The attorney-general appeared to lay the groundwork for the controversial plan when he decried on Tuesday that Mr Buhari’s respect for human rights was largely responsible for the administration’s seeming incompetence at tackling widespread carnage and lawlessness.



Under siege

Mr Malami and presidential spokesman Garba Shehu did not return The Gazette’s requests for comments about the proposal.

Mr Buhari has been conflicted over widespread chaos that threatens to define his eight-year leadership as a democratically-elected leader. His administration is the fourth since Nigeria returned to democracy in 1999 following years of military dictatorship.

Whereas he touted his military bona fides as a plus for his fitness for a nation beset by insecurity, the country has seen no changes in security challenges under Mr Buhari. Since 2015, thousands of Nigerians have been killed by armed bandits, killer herdsmen, kidnappers and even security agents.

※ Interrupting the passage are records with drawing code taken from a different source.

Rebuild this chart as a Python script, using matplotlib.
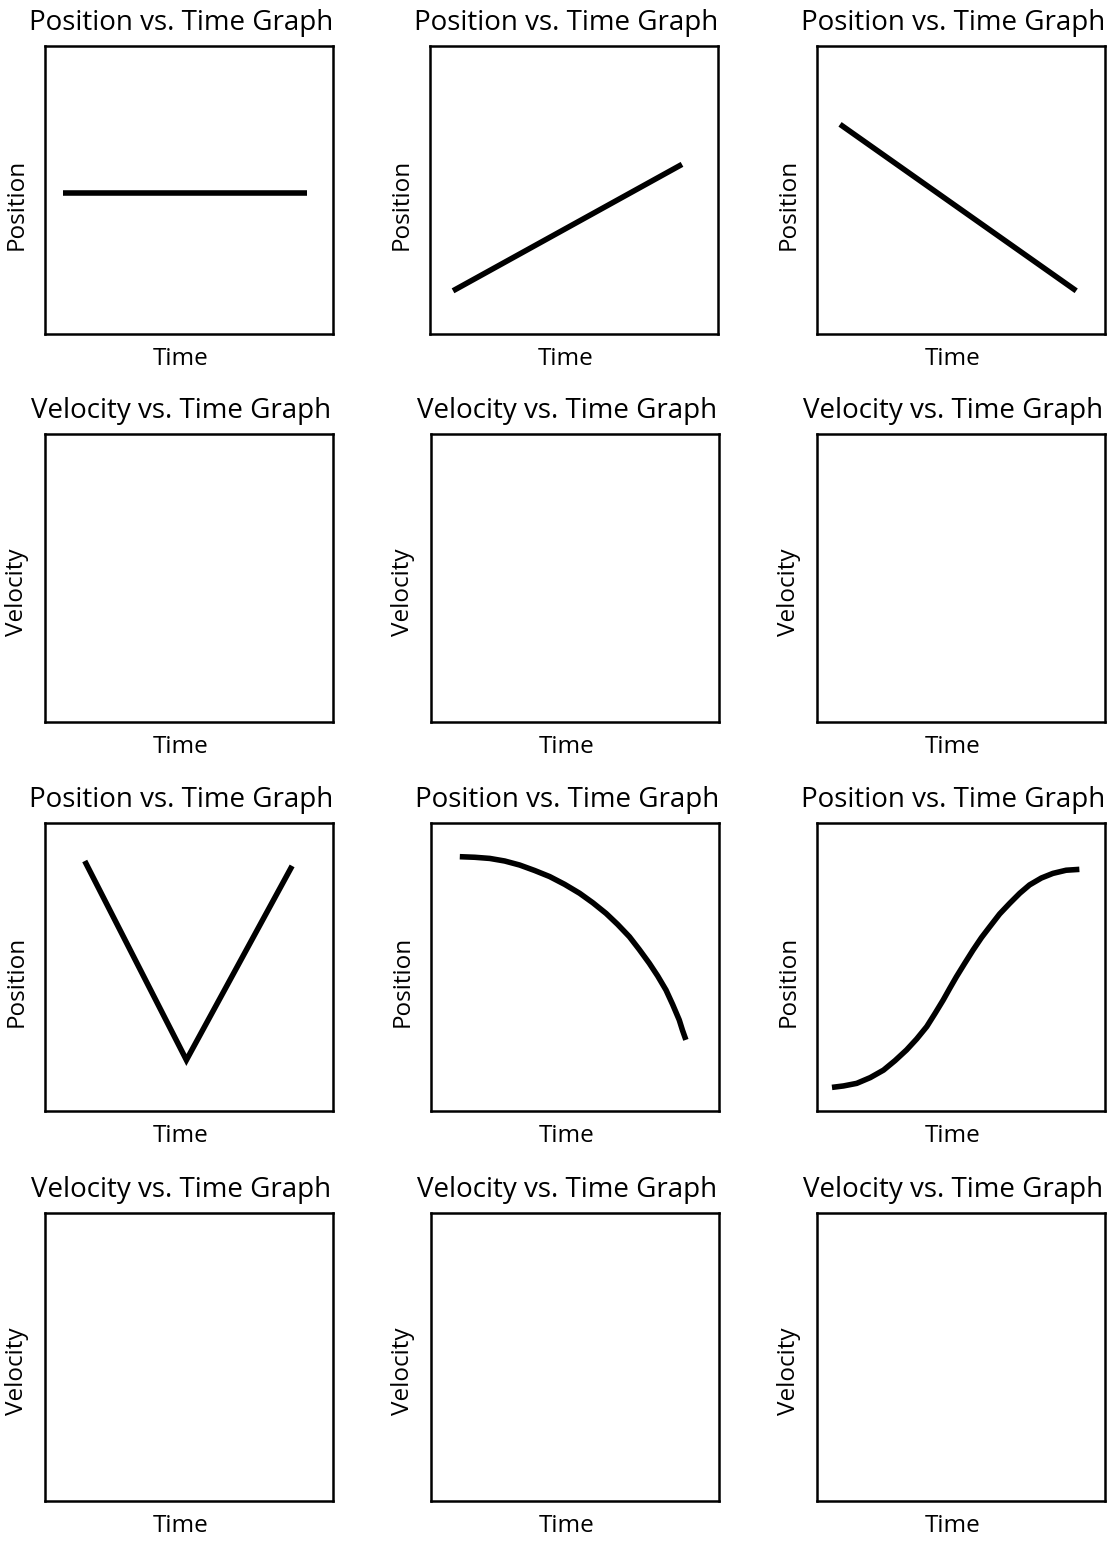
import matplotlib
matplotlib.use("Agg")
import matplotlib.pyplot as plt

# ---- data (normalized time / position) ----
titles_row = ["Position vs. Time Graph", "Velocity vs. Time Graph",
              "Position vs. Time Graph", "Velocity vs. Time Graph"]
ylabels_row = ["Position", "Velocity", "Position", "Velocity"]
xlabel = "Time"

# Row 1
p1_t = [0.062, 0.910]
p1_x = [0.488, 0.488]
p2_t = [0.080, 0.875]
p2_x = [0.150, 0.589]
p3_t = [0.080, 0.900]
p3_x = [0.728, 0.150]

# Row 3
p7_t = [0.138, 0.491, 0.858]
p7_x = [0.868, 0.177, 0.851]
p8_t = [0.100, 0.152, 0.204, 0.256, 0.308, 0.360, 0.412, 0.464, 0.516, 0.562, 0.608,
        0.648, 0.689, 0.723, 0.758, 0.787, 0.816, 0.839, 0.862, 0.873, 0.885]
p8_x = [0.883, 0.881, 0.877, 0.868, 0.854, 0.835, 0.814, 0.787, 0.756, 0.723, 0.686,
        0.648, 0.605, 0.561, 0.513, 0.469, 0.420, 0.370, 0.316, 0.281, 0.247]
p9_t = [0.052, 0.092, 0.138, 0.185, 0.231, 0.271, 0.311, 0.346, 0.381, 0.410, 0.438,
        0.461, 0.484, 0.513, 0.542, 0.571, 0.600, 0.634, 0.669, 0.704, 0.738, 0.779,
        0.819, 0.865, 0.911]
p9_x = [0.082, 0.087, 0.096, 0.116, 0.142, 0.175, 0.212, 0.250, 0.293, 0.339, 0.385,
        0.426, 0.466, 0.513, 0.559, 0.602, 0.640, 0.684, 0.721, 0.756, 0.785, 0.809,
        0.825, 0.836, 0.839]

series = {
    (0, 0): (p1_t, p1_x), (0, 1): (p2_t, p2_x), (0, 2): (p3_t, p3_x),
    (2, 0): (p7_t, p7_x), (2, 1): (p8_t, p8_x), (2, 2): (p9_t, p9_x),
}
joins = {(2, 0): 'miter'}

# ---- layout ----
W, H = 1110, 1542
fig = plt.figure(figsize=(W / 100, H / 100), dpi=100)
plt.rcParams['font.family'] = ['Open Sans', 'DejaVu Sans']

col_left = [[45, 430, 817], [45, 431, 817], [45, 431, 817], [45, 431, 817]]
row_top = [46, 434, 823, 1213]
box_w, box_h = 288, 288

for r in range(4):
    for c in range(3):
        l = col_left[r][c]
        t = row_top[r]
        ax = fig.add_axes([l / W, 1 - (t + box_h) / H, box_w / W, box_h / H])
        ax.set_xlim(0, 1)
        ax.set_ylim(0, 1)
        ax.set_xticks([])
        ax.set_yticks([])
        for s in ax.spines.values():
            s.set_linewidth(1.8)
            s.set_color('black')
        ax.text(0.472, 1.056, titles_row[r], transform=ax.transAxes,
                ha='center', va='baseline', fontsize=20, color='black')
        ax.set_xlabel(xlabel, fontsize=17.5, va='center')
        ax.xaxis.set_label_coords(0.472, -0.087)
        ax.set_ylabel(ylabels_row[r], fontsize=17.5, va='center')
        ax.yaxis.set_label_coords(-0.097, 0.45)
        if (r, c) in series:
            tt, xx = series[(r, c)]
            ax.plot(tt, xx, color='black', lw=4.0,
                    solid_capstyle='butt',
                    solid_joinstyle=joins.get((r, c), 'round'))

fig.savefig("out.png", dpi=100, facecolor='white')
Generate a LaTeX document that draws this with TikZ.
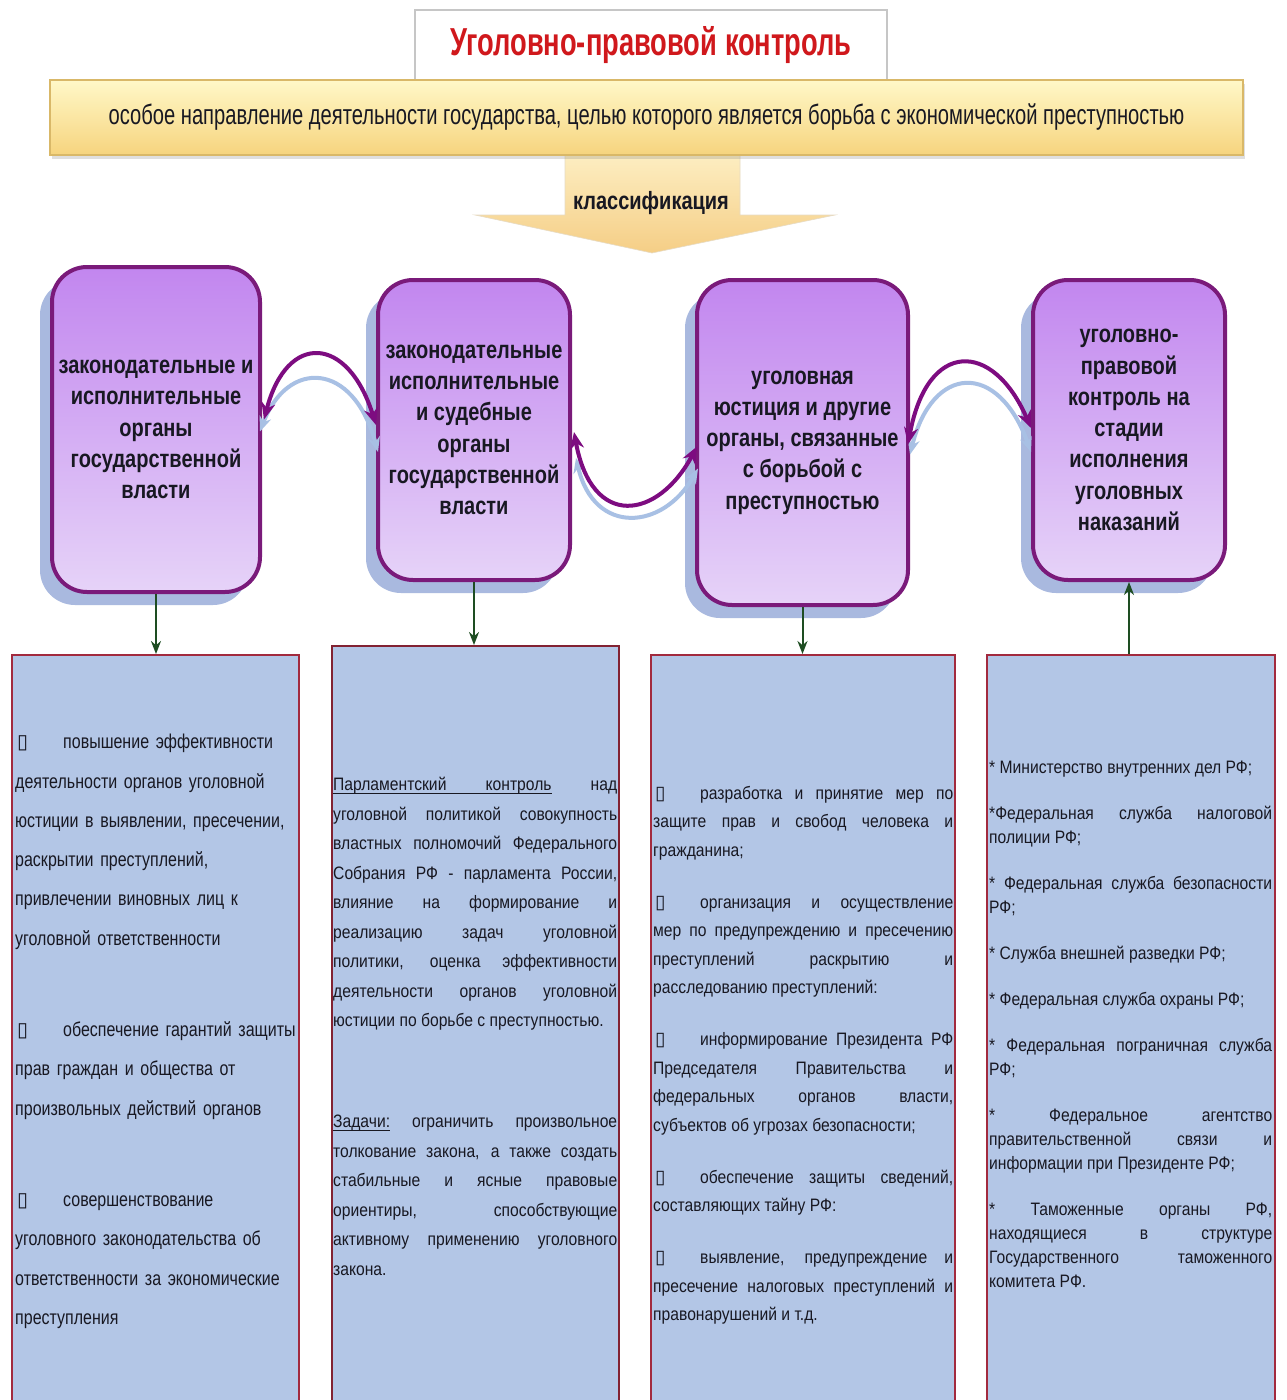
\documentclass[tikz,border=0pt]{standalone}
\usepackage{fontspec}
\setmainfont{Liberation Sans}
\newfontfamily\fTitle[FakeStretch=0.7]{Liberation Sans}
\newfontfamily\fBanner[FakeStretch=0.72]{Liberation Sans}
\newfontfamily\fBox[FakeStretch=0.8]{Liberation Sans}
\newfontfamily\fBody[FakeStretch=0.87]{Liberation Sans}
\newfontfamily\fSym{DejaVu Sans}
\usetikzlibrary{calc,arrows.meta,shadows}
\definecolor{violTop}{HTML}{C286EF}
\definecolor{violBot}{HTML}{E6D3F8}
\definecolor{violLine}{HTML}{7A1A7A}
\definecolor{connPurple}{HTML}{7D0C80}
\definecolor{connBlue}{HTML}{A8C0E4}
\definecolor{shadowBlue}{HTML}{A9B9DF}
\definecolor{panelFill}{HTML}{B3C6E6}
\definecolor{panelLine}{HTML}{A22A3E}
\definecolor{arrowGreen}{HTML}{1E4D22}
\definecolor{titleRed}{HTML}{D0181C}
\definecolor{bannerTop}{HTML}{FFF8C8}
\definecolor{bannerBot}{HTML}{F6D47E}
\definecolor{bannerLine}{HTML}{D9B868}
\definecolor{arrowTop}{HTML}{FDEFC4}
\definecolor{arrowBot}{HTML}{F5CE86}
\definecolor{inkDark}{HTML}{181822}
\setlength{\parindent}{0pt}
\newcommand{\mybulA}{\makebox[48pt][l]{\hspace{2pt}\fSym\fontsize{20}{20}\selectfont ▯}}
\newcommand{\mybulB}{\makebox[47pt][l]{\hspace{2pt}\fSym\fontsize{19}{19}\selectfont ▯}}
\newcommand{\ulword}[1]{\leavevmode\setbox0=\hbox{#1}\rlap{\vrule height -2.6pt depth 3.8pt width \wd0}\box0\relax}
\newcommand{\ulsp}{\leaders\hrule height -2.6pt depth 3.8pt\hskip\fontdimen2\font plus \fontdimen3\font minus \fontdimen4\font\relax}
\pretolerance=10000 \tolerance=10000 \hbadness=10000 \hfuzz=3pt
\begin{document}
\begin{tikzpicture}[x=1pt,y=-1pt,
  titlebox/.style={draw=gray!45, line width=2pt, fill=white, inner sep=0pt,
    font=\fTitle\bfseries\fontsize{39}{42}\selectfont, text=titleRed},
  banner/.style={draw=bannerLine, line width=1.5pt, top color=bannerTop, bottom color=bannerBot,
    inner sep=0pt, font=\fBanner\fontsize{28}{32}\selectfont, text=inkDark,
    drop shadow={shadow xshift=2pt, shadow yshift=-4pt, opacity=0.25}},
  pbox/.style={rounded corners=35pt, draw=violLine, line width=4pt,
    top color=violTop, bottom color=violBot, align=center, inner sep=0pt,
    font=\fBox\bfseries\fontsize{25}{31.3}\selectfont, text=inkDark,
    drop shadow={shadow xshift=-12pt, shadow yshift=-13pt, fill=shadowBlue, opacity=1}},
  panel/.style={draw=panelLine, line width=2pt, fill=panelFill, inner sep=0pt},
  coltext/.style={anchor=north west, inner sep=0pt, text=inkDark},
  conn/.style={draw=connPurple, line width=4pt,
    {Stealth[length=17pt,width=14pt]}-{Stealth[length=17pt,width=14pt]}},
  connshade/.style={draw=connBlue, line width=4pt,
    {Stealth[length=15pt,width=12pt]}-{Stealth[length=15pt,width=12pt]}},
  down/.style={draw=arrowGreen, line width=2pt, -{Stealth[length=13pt,width=10pt]}}
]
\fill[white] (0,0) rectangle (1286,1400);
\useasboundingbox (0,0) rectangle (1286,1400);

% title
\node[titlebox, minimum width=472pt, minimum height=70pt] (title) at (651,45) {Уголовно-правовой контроль};

% classification arrow (behind banner)
\coordinate (tip) at (652,253);
\path[top color=arrowTop, bottom color=arrowBot, draw=arrowBot!80!black!40, line width=0.6pt]
  (565,150) -- (740,150) -- (740,215) -- (835,215) -- (tip) -- (475,215) -- (565,215) -- cycle;
\node[font=\fBox\bfseries\fontsize{25}{28}\selectfont, text=inkDark, inner sep=0pt] (cls) at (651,203) {классификация};

% banner
\node[banner, minimum width=1193pt, minimum height=75pt] (banner) at (646.5,117.5)
  {особое направление деятельности государства, целью которого является борьба с экономической преступностью};

% purple boxes
\node[pbox, minimum width=208pt, minimum height=325pt] (b1) at (156,429.5)
  {законодательные и\\исполнительные\\органы\\государственной\\власти};
\node[pbox, minimum width=192pt, minimum height=300pt] (b2) at (474,430)
  {законодательные\\исполнительные\\и судебные\\органы\\государственной\\власти};
\node[pbox, minimum width=211pt, minimum height=325pt] (b3) at (802.5,442.5)
  {уголовная\\юстиция и другие\\органы, связанные\\с борьбой с\\преступностью};
\node[pbox, minimum width=192pt, minimum height=300pt] (b4) at (1129,430)
  {уголовно-\\правовой\\контроль на\\стадии\\исполнения\\уголовных\\наказаний};

% curved connectors: light shadow first, then purple
\draw[connshade] ($(b1.east)+(-2,2)$) .. controls +(27,-72) and +(-25,-92) .. ($(b2.west)+(2,22)$);
\draw[conn] ($(b1.east)+(2,-10)$) .. controls +(23,-88) and +(-28,-90) .. ($(b2.west)+(0,-5)$);

\draw[connshade] ($(b2.east)+(4,28)$) .. controls +(18,78) and +(-35,62) .. ($(b3.west)+(3,26)$);
\draw[conn] ($(b2.east)+(2,2)$) .. controls +(18,98) and +(-39,73) .. ($(b3.west)+(2,4)$);

\draw[connshade] ($(b3.east)+(0,12)$) .. controls +(22,-90) and +(-33,-92) .. ($(b4.west)+(0,22)$);
\draw[conn] ($(b3.east)+(-2,2)$) .. controls +(19,-105) and +(-38,-88) .. ($(b4.west)+(0,-2)$);

% panels
\node[panel, minimum width=287pt, minimum height=750pt] (c1) at (155.5,1030) {};
\node[panel, minimum width=287pt, minimum height=760pt, draw=panelLine!80!black] (c2) at (475.5,1026) {};
\node[panel, minimum width=304pt, minimum height=750pt] (c3) at (803,1030) {};
\node[panel, minimum width=288pt, minimum height=750pt] (c4) at (1131,1030) {};

% vertical arrows
\draw[down] (b1.south) -- (b1.south |- c1.north);
\draw[down] (b2.south) -- (b2.south |- c2.north);
\draw[down] (b3.south) -- (b3.south |- c3.north);
\draw[down] (c4.north -| b4.south) -- (b4.south);

% panel texts
\node[coltext, text width=282pt, align=left, font=\fBox\fontsize{20}{39.3}\selectfont] (t1) at (15,734)
{\mybulA повышение эффективности\\
деятельности органов уголовной\\
юстиции в выявлении, пресечении,\\
раскрытии преступлений,\\
привлечении виновных лиц к\\
уголовной ответственности\\[52pt]
\mybulA обеспечение гарантий защиты\\
прав граждан и общества от\\
произвольных действий органов\\[52pt]
\mybulA совершенствование\\
уголовного законодательства об\\
ответственности за экономические\\
преступления};

\node[coltext, text width=284pt, align=justify, font=\fBody\fontsize{18}{29.5}\selectfont] (t2) at (333,777)
{\ulword{Парламентский}\ulsp\ulword{контроль} над\linebreak
уголовной политикой совокупность\linebreak
властных полномочий Федерального\linebreak
Собрания РФ - парламента России,\linebreak
влияние на формирование и\linebreak
реализацию задач уголовной\linebreak
политики, оценка эффективности\linebreak
деятельности органов уголовной\linebreak
юстиции по борьбе с преступностью.\par
\vspace{71.5pt}
\ulword{Задачи:} ограничить произвольное\linebreak
толкование закона, а также создать\linebreak
стабильные и ясные правовые\linebreak
ориентиры, способствующие\linebreak
активному применению уголовного\linebreak
закона.\par};

\node[coltext, text width=300pt, align=justify, font=\fBody\fontsize{18}{28.5}\selectfont] (t3) at (653,786)
{\mybulB разработка и принятие мер по\linebreak
защите прав и свобод человека и\linebreak
гражданина;\par\vspace{23.5pt}
\mybulB организация и осуществление\linebreak
мер по предупреждению и пресечению\linebreak
преступлений раскрытию и\linebreak
расследованию преступлений:\par\vspace{23.5pt}
\mybulB информирование Президента РФ\linebreak
Председателя Правительства и\linebreak
федеральных органов власти,\linebreak
субъектов об угрозах безопасности;\par\vspace{23.5pt}
\mybulB обеспечение защиты сведений,\linebreak
составляющих тайну РФ:\par\vspace{23.5pt}
\mybulB выявление, предупреждение и\linebreak
пресечение налоговых преступлений и\linebreak
правонарушений и т.д.\par};

\node[coltext, text width=283pt, align=justify, font=\fBody\fontsize{18}{24}\selectfont] (t4) at (989,761)
{* Министерство внутренних дел РФ;\par\vspace{22pt}
*Федеральная служба налоговой\linebreak
полиции РФ;\par\vspace{22pt}
* Федеральная служба безопасности\linebreak
РФ;\par\vspace{22pt}
* Служба внешней разведки РФ;\par\vspace{22pt}
* Федеральная служба охраны РФ;\par\vspace{22pt}
* Федеральная пограничная служба\linebreak
РФ;\par\vspace{22pt}
* Федеральное агентство\linebreak
правительственной связи и\linebreak
информации при Президенте РФ;\par\vspace{22pt}
* Таможенные органы РФ,\linebreak
находящиеся в структуре\linebreak
Государственного таможенного\linebreak
комитета РФ.\par};
\end{tikzpicture}
\end{document}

Millions of citizens are already racked by economic hardships which analysts blamed on the administration’s rudderless policies.


In his argument, Mr Malami alerted the president to the dangers of allowing the situation to go on unchecked, saying it would wreak even more devastating chaos compared to the current level of disorder.

But the prevailing state of security in Nigeria can be addressed under the existing constitutional framework, legal analyst Abdul Mahmud told The Gazette on Wednesday evening.

“The AGF’s position is nonsensical,” Mr Mahmud said. “They have their own sinister agenda and are trying to come under suspension of the Constitution to actualise it.”

Mr Mahmud said he was incensed by Mr Malami’s suggestion to the president, saying it was unbefitting of his position as attorney-general



“If the attorney-general who ought to be the chief protector of our Constitution is suggesting the need to suspend Chapter IV of the Constitution, then it is clearly an attempt to plunge the country into further crisis,” he said.

“There’s no part of the Constitution, including Section 305, that contemplated the suspension of Chapter IV, which essentially is the suspension of the Constitution itself,” the legal expert said.